[Saved data entries]

______

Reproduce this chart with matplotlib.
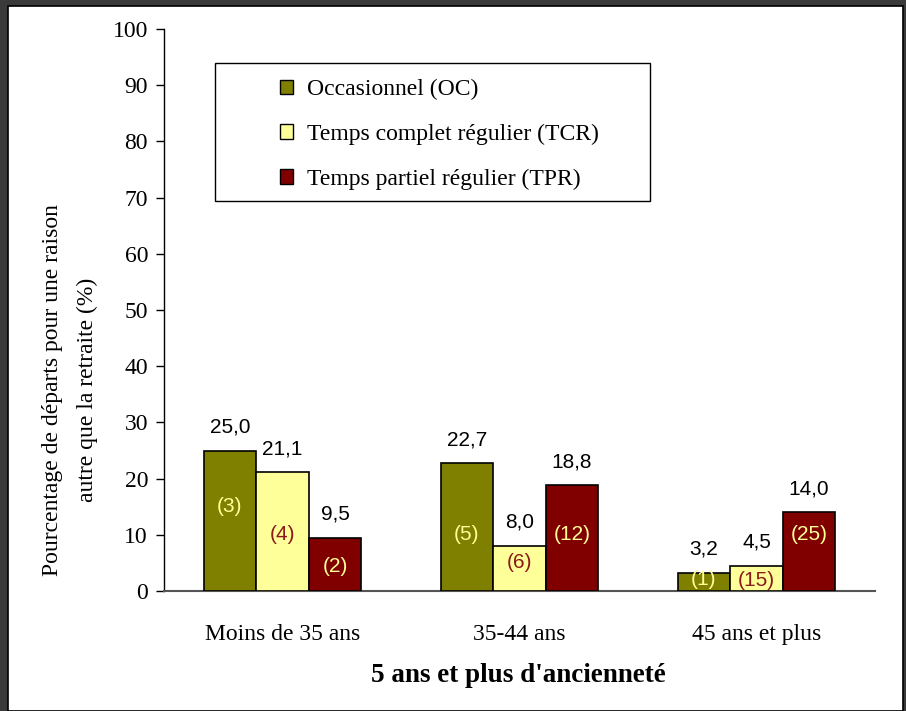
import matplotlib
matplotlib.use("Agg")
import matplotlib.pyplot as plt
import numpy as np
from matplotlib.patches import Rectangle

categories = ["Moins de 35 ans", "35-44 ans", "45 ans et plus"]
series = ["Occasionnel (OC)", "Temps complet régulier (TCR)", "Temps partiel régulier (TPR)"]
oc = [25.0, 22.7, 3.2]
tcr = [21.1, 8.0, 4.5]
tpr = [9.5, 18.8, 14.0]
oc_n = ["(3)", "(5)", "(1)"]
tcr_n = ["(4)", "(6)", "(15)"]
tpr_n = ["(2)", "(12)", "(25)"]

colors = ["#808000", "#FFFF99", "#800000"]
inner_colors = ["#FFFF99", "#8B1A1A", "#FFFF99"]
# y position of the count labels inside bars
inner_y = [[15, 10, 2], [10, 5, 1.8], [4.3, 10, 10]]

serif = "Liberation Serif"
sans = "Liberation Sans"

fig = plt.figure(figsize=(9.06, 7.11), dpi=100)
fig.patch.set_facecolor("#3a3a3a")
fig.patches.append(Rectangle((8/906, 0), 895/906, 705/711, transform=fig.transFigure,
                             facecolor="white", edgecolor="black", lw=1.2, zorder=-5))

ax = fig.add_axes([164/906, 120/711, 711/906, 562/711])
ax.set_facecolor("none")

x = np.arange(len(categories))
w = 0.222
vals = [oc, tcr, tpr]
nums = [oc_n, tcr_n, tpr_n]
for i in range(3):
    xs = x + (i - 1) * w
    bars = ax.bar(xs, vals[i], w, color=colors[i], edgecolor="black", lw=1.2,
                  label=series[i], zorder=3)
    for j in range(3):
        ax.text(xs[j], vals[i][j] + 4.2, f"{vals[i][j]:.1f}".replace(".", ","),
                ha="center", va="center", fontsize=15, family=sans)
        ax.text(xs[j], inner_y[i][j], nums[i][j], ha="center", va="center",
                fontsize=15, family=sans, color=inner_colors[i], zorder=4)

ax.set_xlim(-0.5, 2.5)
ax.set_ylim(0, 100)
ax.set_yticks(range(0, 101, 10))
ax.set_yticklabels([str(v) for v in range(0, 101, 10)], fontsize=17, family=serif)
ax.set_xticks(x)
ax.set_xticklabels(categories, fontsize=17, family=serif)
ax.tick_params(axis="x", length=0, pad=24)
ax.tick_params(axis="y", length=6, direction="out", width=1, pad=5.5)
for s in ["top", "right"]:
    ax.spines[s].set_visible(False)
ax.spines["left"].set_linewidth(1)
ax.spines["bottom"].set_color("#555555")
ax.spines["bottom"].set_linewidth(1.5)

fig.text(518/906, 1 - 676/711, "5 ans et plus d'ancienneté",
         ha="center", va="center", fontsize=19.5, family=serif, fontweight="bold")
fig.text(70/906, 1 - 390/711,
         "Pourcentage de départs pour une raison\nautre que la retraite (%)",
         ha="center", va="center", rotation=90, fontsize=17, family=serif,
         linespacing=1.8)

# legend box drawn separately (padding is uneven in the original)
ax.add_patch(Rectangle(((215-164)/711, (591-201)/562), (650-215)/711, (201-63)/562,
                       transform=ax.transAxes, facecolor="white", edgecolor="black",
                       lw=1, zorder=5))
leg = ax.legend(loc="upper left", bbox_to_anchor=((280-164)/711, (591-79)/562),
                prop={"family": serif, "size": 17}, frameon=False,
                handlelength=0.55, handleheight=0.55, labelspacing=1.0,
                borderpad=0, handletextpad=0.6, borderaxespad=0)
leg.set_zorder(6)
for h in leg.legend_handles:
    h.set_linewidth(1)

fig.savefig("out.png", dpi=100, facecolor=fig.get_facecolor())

______

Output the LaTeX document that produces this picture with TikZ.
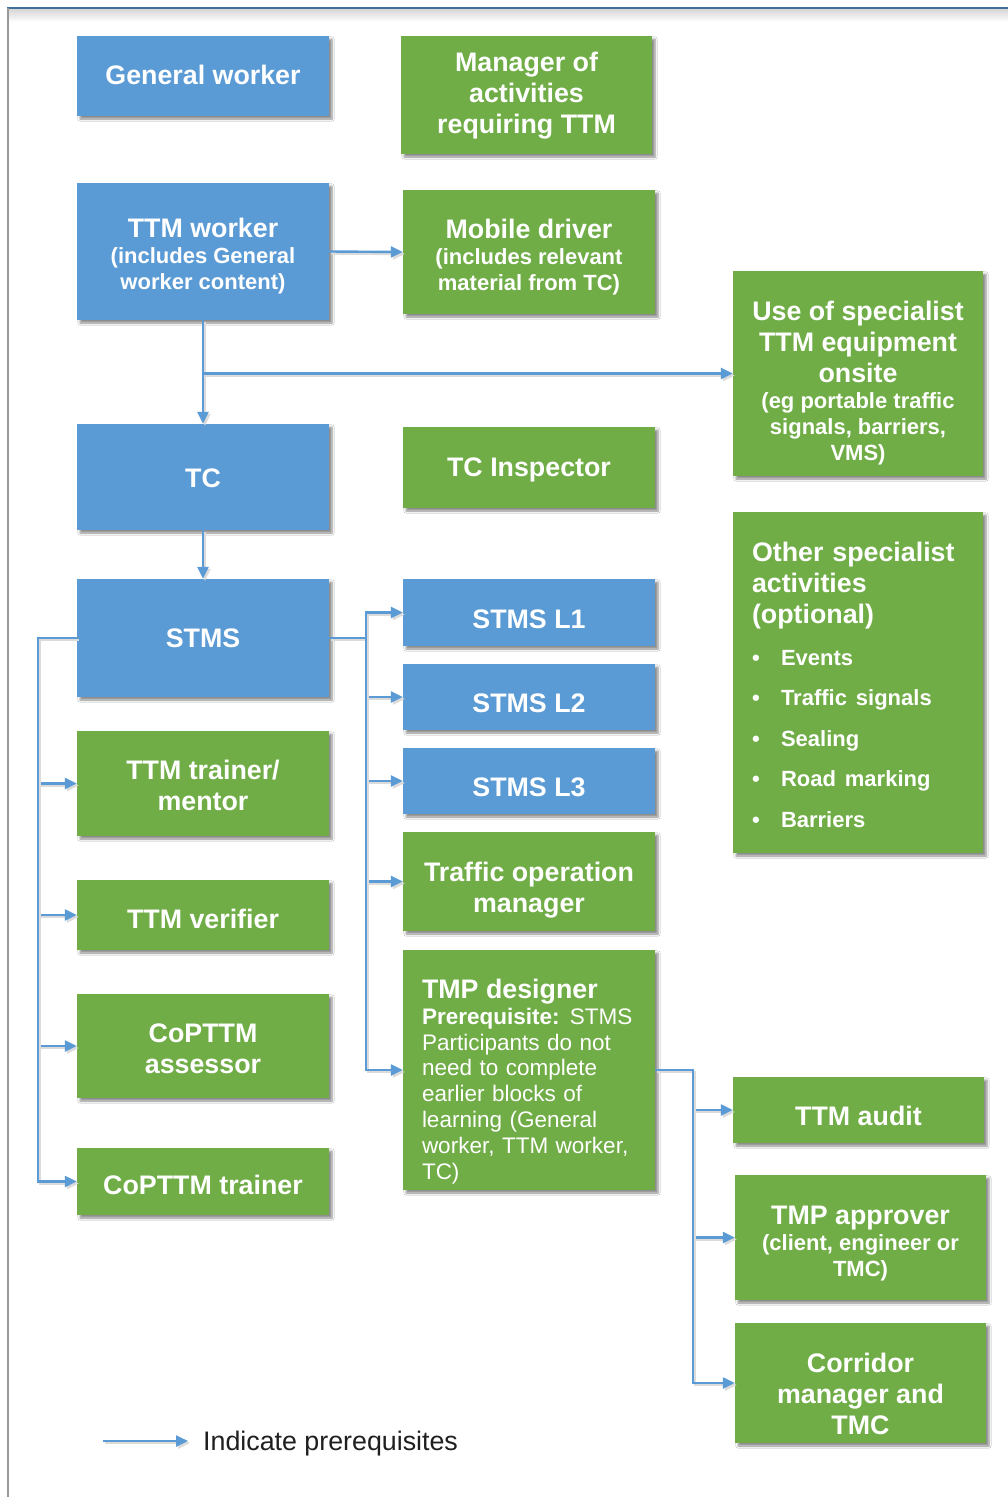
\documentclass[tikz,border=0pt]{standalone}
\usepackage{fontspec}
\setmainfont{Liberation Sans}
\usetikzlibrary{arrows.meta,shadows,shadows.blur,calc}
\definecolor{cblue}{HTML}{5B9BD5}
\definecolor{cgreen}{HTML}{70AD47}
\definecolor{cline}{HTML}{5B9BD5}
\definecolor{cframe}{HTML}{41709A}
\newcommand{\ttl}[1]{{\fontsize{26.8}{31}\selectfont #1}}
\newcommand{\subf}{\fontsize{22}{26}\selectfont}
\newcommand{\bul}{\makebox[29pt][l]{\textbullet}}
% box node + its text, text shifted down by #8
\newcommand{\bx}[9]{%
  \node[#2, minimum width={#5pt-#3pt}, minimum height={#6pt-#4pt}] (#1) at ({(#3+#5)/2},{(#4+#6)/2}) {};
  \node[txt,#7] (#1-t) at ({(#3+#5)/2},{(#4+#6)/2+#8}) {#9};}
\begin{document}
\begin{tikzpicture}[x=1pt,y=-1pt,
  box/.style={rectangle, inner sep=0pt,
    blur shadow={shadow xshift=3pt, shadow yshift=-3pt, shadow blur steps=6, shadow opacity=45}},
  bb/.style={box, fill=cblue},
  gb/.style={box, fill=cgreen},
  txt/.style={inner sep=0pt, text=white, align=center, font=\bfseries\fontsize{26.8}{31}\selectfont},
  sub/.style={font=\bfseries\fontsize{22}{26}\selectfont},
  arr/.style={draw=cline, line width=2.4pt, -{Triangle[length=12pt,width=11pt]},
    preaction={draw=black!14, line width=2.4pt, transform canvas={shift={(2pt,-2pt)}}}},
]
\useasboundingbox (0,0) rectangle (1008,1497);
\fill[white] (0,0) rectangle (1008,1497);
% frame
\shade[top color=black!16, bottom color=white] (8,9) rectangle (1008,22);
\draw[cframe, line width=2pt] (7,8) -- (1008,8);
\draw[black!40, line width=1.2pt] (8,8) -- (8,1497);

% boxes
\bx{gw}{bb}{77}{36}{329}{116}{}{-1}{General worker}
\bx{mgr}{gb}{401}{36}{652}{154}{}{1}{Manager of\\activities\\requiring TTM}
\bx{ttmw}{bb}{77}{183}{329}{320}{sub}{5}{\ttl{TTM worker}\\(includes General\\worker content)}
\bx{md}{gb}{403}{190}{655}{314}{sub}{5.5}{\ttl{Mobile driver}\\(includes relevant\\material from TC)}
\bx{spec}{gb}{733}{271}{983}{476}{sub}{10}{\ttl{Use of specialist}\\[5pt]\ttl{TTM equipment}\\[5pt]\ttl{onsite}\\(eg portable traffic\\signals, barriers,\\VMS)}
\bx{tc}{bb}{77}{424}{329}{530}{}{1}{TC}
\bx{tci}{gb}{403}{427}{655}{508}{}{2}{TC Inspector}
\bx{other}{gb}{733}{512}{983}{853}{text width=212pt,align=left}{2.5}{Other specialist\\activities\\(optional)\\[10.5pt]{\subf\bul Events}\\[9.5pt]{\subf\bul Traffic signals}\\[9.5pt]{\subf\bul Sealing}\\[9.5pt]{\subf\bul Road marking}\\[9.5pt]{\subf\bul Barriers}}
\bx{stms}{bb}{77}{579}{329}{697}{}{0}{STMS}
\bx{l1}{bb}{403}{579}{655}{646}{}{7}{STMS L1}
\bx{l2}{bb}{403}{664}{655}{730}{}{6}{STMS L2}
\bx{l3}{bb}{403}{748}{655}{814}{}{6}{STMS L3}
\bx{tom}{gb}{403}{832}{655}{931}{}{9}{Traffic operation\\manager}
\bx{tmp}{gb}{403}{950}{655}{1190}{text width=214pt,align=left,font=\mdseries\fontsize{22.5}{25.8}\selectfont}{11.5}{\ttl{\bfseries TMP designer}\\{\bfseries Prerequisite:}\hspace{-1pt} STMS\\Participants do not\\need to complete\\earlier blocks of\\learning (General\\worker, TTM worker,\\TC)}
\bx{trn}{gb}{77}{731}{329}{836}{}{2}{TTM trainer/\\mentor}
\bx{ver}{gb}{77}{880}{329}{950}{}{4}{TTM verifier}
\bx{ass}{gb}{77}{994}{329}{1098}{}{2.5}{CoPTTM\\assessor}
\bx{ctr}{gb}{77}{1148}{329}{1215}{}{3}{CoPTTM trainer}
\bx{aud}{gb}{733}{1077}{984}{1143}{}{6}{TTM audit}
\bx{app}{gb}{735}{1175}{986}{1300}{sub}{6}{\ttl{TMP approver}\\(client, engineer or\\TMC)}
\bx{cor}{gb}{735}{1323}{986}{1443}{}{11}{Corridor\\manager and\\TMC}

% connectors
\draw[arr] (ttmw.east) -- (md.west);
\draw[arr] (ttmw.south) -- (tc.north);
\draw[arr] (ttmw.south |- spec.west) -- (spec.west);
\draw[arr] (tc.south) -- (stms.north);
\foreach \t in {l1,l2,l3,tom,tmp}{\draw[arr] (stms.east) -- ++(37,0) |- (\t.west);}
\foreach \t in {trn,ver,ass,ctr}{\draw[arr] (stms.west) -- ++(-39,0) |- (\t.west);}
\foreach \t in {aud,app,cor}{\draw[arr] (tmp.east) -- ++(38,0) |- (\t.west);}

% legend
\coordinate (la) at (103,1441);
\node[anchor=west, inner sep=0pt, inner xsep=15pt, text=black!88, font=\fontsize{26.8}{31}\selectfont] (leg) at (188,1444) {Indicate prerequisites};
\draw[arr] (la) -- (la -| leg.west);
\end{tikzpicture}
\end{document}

______

> **Stated problem**: Reproduce nothing but the lines from the one with "Reproduce this chart with matplotlib." to the one with "from matplotlib.patches import Rectangle", both lines included, and keep every picture out of the copy.

> **Full answer**:
Reproduce this chart with matplotlib.
import matplotlib
matplotlib.use("Agg")
import matplotlib.pyplot as plt
import numpy as np
from matplotlib.patches import Rectangle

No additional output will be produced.